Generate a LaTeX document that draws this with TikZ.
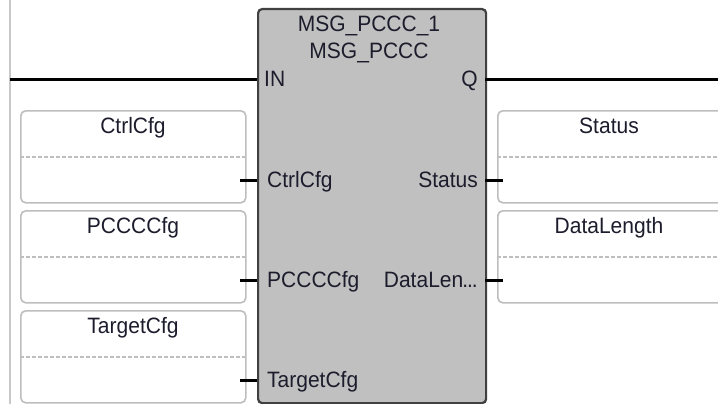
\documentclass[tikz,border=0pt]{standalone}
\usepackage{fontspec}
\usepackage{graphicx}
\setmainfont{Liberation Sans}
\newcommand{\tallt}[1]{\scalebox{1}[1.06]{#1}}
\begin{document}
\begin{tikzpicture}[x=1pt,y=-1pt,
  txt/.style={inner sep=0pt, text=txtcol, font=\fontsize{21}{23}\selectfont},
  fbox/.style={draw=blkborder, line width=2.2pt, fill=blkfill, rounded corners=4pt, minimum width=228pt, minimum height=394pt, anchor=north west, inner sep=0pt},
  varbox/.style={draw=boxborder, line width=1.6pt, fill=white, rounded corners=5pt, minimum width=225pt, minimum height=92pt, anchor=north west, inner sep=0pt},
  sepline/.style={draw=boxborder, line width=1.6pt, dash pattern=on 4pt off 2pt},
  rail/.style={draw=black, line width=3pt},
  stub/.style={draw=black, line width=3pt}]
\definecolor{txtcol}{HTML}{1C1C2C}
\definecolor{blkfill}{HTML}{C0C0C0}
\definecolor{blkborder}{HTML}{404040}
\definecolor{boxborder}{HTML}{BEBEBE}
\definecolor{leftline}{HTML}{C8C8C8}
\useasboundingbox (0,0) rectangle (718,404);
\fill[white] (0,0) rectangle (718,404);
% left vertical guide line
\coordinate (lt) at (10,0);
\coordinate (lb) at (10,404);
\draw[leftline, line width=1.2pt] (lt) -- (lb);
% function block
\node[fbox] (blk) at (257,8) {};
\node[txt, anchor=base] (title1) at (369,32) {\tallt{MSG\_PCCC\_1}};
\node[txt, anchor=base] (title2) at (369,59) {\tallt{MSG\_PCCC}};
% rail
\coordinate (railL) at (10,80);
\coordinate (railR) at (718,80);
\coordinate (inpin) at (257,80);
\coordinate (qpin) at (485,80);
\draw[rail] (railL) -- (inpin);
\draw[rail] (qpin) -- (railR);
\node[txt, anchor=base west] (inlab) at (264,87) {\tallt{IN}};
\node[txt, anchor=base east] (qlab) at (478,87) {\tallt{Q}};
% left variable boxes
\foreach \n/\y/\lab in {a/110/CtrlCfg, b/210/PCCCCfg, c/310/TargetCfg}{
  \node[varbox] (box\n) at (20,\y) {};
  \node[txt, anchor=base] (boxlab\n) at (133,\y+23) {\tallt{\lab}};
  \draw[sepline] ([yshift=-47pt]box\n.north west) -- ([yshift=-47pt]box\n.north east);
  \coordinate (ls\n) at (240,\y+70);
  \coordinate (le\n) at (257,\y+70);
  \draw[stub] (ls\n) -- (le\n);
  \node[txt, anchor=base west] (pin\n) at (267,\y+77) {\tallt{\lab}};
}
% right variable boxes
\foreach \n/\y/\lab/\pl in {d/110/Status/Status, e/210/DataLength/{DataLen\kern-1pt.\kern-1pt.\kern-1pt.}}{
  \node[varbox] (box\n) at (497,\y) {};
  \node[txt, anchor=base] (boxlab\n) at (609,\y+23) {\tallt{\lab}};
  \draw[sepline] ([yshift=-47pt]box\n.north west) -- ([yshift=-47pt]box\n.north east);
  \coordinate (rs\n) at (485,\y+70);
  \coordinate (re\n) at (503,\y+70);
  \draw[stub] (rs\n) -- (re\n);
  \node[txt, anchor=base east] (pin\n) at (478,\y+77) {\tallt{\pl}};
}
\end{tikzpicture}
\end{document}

##############################

■ Prompt ■
Omit the pictures, then output the rest of the listing exactly.

■ The reply ■
Generate a LaTeX document that draws this with TikZ.
\documentclass[tikz,border=0pt]{standalone}
\usepackage{fontspec}
\usepackage{graphicx}
\setmainfont{Liberation Sans}
\newcommand{\tallt}[1]{\scalebox{1}[1.06]{#1}}
\begin{document}
\begin{tikzpicture}[x=1pt,y=-1pt,
  txt/.style={inner sep=0pt, text=txtcol, font=\fontsize{21}{23}\selectfont},
  fbox/.style={draw=blkborder, line width=2.2pt, fill=blkfill, rounded corners=4pt, minimum width=228pt, minimum height=394pt, anchor=north west, inner sep=0pt},
  varbox/.style={draw=boxborder, line width=1.6pt, fill=white, rounded corners=5pt, minimum width=225pt, minimum height=92pt, anchor=north west, inner sep=0pt},
  sepline/.style={draw=boxborder, line width=1.6pt, dash pattern=on 4pt off 2pt},
  rail/.style={draw=black, line width=3pt},
  stub/.style={draw=black, line width=3pt}]
\definecolor{txtcol}{HTML}{1C1C2C}
\definecolor{blkfill}{HTML}{C0C0C0}
\definecolor{blkborder}{HTML}{404040}
\definecolor{boxborder}{HTML}{BEBEBE}
\definecolor{leftline}{HTML}{C8C8C8}
\useasboundingbox (0,0) rectangle (718,404);
\fill[white] (0,0) rectangle (718,404);
% left vertical guide line
\coordinate (lt) at (10,0);
\coordinate (lb) at (10,404);
\draw[leftline, line width=1.2pt] (lt) -- (lb);
% function block
\node[fbox] (blk) at (257,8) {};
\node[txt, anchor=base] (title1) at (369,32) {\tallt{MSG\_PCCC\_1}};
\node[txt, anchor=base] (title2) at (369,59) {\tallt{MSG\_PCCC}};
% rail
\coordinate (railL) at (10,80);
\coordinate (railR) at (718,80);
\coordinate (inpin) at (257,80);
\coordinate (qpin) at (485,80);
\draw[rail] (railL) -- (inpin);
\draw[rail] (qpin) -- (railR);
\node[txt, anchor=base west] (inlab) at (264,87) {\tallt{IN}};
\node[txt, anchor=base east] (qlab) at (478,87) {\tallt{Q}};
% left variable boxes
\foreach \n/\y/\lab in {a/110/CtrlCfg, b/210/PCCCCfg, c/310/TargetCfg}{
  \node[varbox] (box\n) at (20,\y) {};
  \node[txt, anchor=base] (boxlab\n) at (133,\y+23) {\tallt{\lab}};
  \draw[sepline] ([yshift=-47pt]box\n.north west) -- ([yshift=-47pt]box\n.north east);
  \coordinate (ls\n) at (240,\y+70);
  \coordinate (le\n) at (257,\y+70);
  \draw[stub] (ls\n) -- (le\n);
  \node[txt, anchor=base west] (pin\n) at (267,\y+77) {\tallt{\lab}};
}
% right variable boxes
\foreach \n/\y/\lab/\pl in {d/110/Status/Status, e/210/DataLength/{DataLen\kern-1pt.\kern-1pt.\kern-1pt.}}{
  \node[varbox] (box\n) at (497,\y) {};
  \node[txt, anchor=base] (boxlab\n) at (609,\y+23) {\tallt{\lab}};
  \draw[sepline] ([yshift=-47pt]box\n.north west) -- ([yshift=-47pt]box\n.north east);
  \coordinate (rs\n) at (485,\y+70);
  \coordinate (re\n) at (503,\y+70);
  \draw[stub] (rs\n) -- (re\n);
  \node[txt, anchor=base east] (pin\n) at (478,\y+77) {\tallt{\pl}};
}
\end{tikzpicture}
\end{document}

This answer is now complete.